Hagemann sprach sehr offen über die Notwendigkeit von Kompromissen und den Nöten, manchmal schnell entscheiden zu müssen, wenn man Konflikten länger aus dem Weg gegangen sei. Er blickte auch auf Lernprozesse zurück, bei denen die Kirchen eine entscheidende Rolle gespielt haben: "Als das mit der Umweltbewegung aufkam, da habe ich die für Spinner gehalten. Wie viele damals. Als dann die Kirchen aber dann viel von Gottes guter Schöpfung gesprochen haben, habe ich begonnen das anders zu sehen".

Auch eigene Fehler räumte Hagemann ein, manche Entscheidung würde er heute so nicht mehr treffen und wurde konkret: Der Einsatz der Bundeswehr in Afghanistan, "dem habe ich damals nur mit Unbehagen zugestimmt.
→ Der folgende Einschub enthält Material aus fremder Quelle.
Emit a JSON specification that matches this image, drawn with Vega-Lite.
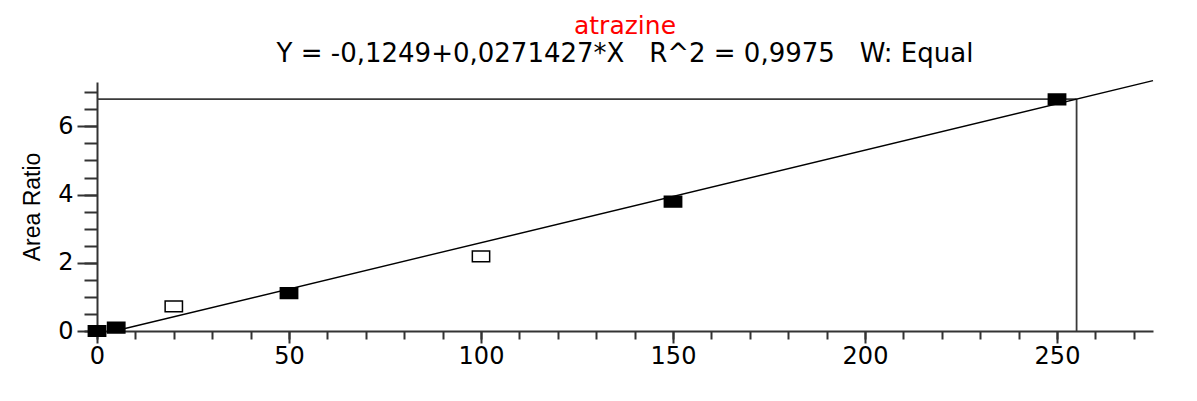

Aber ehrlich: ich wollte mich damals nicht gegen Schröder stellen."

Heute, so Hagemann, wolle er nicht mehr im Bundestag mitarbeiten. Anders als früher, wo über Fraktionsgrenzen hinaus eine kollegiale bis freundschaftliche Zusammenarbeit vorgeherrst habe, sei heute der Ton extrem rau geworden, gerade von Seiten der AfD. Im Plenum nehme er eine aggeresive Atmosphäre wahr.

Sein größter Moment sei ein Besuch bei der französischen Nationalversammlung gewesen. Die französischen Parlamentarier haben ihre deutschen Kollegen im Schloss von Ludwig XIV. in Versailles empfangen: "Der Klaus Hagemann da wo der Sonnenkönig residiert hat", erinnerte sich Hagemann, für ihn der emotionalste Moment seiner politischen Karriere, wo ihm Wert der Demokratie emtinal sehr deutlich geworden sei.